Monumenti considerati. - Per l'interpretazione dubbiosa del passo di Pausania riguardante la pittura di Polignoto: A. Kalkmann, in Arch. Zeit., lxi, 1883, c. 37 ss. Pitture da Tor Marancia: B. Nogara, Le Nozze Aldobrandine, Milano 1907, tav. xxxvii. Mosaici da Salona: R. Egger, Forsch. in Salona, ii, p. 34, fig. 3; da Antiochia: D. Levi, Antioch Mosaic Pavements, Princeton 1947, p. 71 ss.; da Sheikh Zueda: J. Clédart, in Ann. Serv. Ant. Ég., xv, 1915, p. 15, tav. iii. Sarcofagi: di Agrigento: C. Robert, Sarkophagreliefs, iii, tav. xlvii; di Leningrado: id., tav. xlviii. Stucchi: della Domus Aurea: G. E. Rizzo, Pitt. ell. rom., p. 18, tav. xxxi; della Basilica pitagorica presso Porta Maggiore: Mon. Ant., xxxi, 1926-7, c. 722, f. 18. Coperchio di specchio: A. Ippel, in Bull. Ant. Besch., xxxix, 1954, p. 20 ss. Stele da Tarso: P. Devambez, in Bull. Corr. Hell., lxxix, 1955, p. 121 ss.
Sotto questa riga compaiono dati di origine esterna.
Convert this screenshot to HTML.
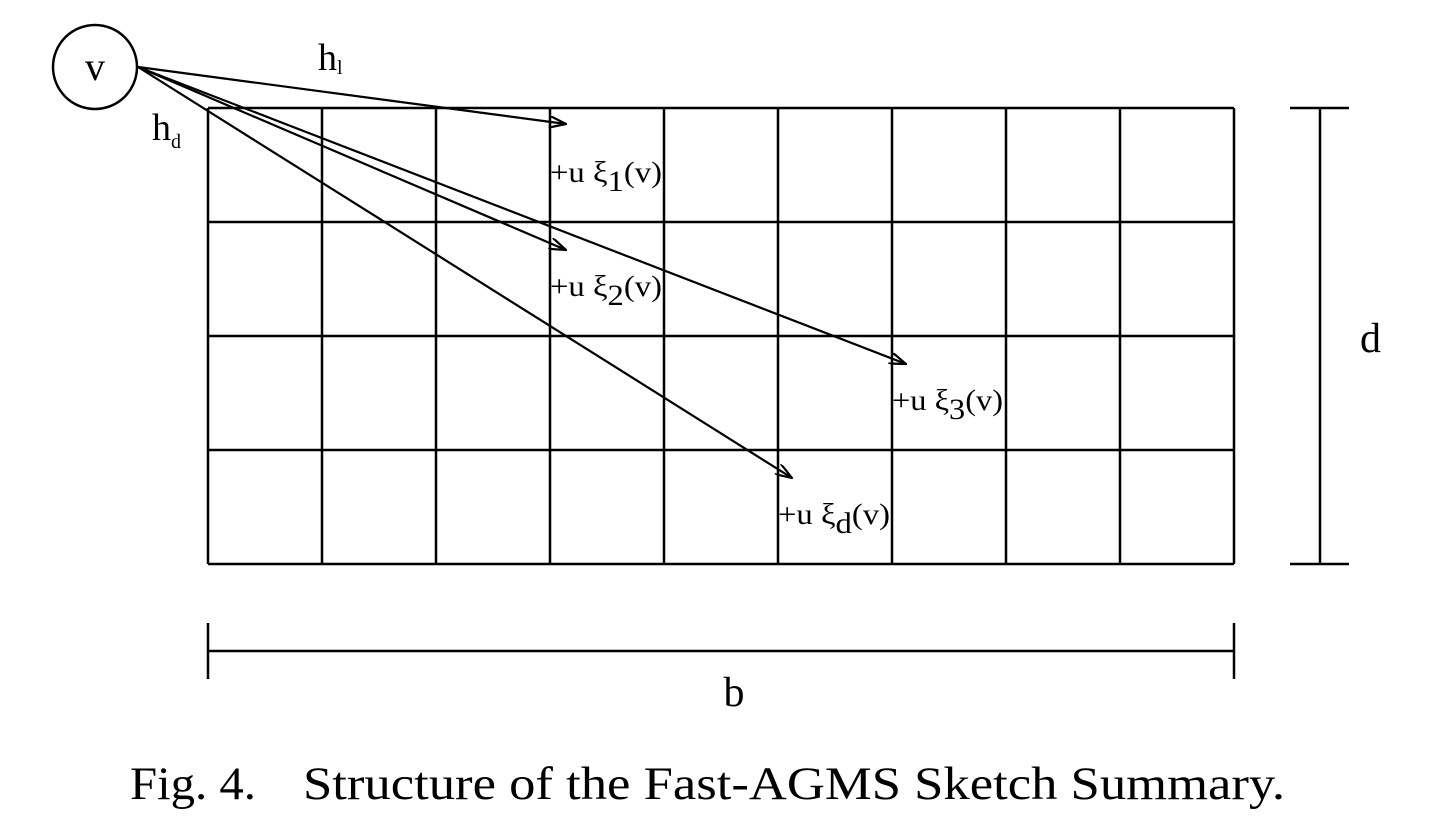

Bibl.: J. Overbeck, Schriftq., n. 1050; I. Ilberg, in Roscher, III 2, cc. 2220 ss., s. v. Phaidra; Wotke in Pauly-Wissowa, XIX, 1938, c. 1551 s., s. v. Phaidra; C. Robert, Sarkophagrel., III, p. 169 ss.; D. Levi, Antioch Mosaic Pavements, Princeton 1947, p. 71 ss.; A. Ippel, Eine Phädragruppe, in Bull. Ant. Besch., XXXIX, 1954, p. 20 ss.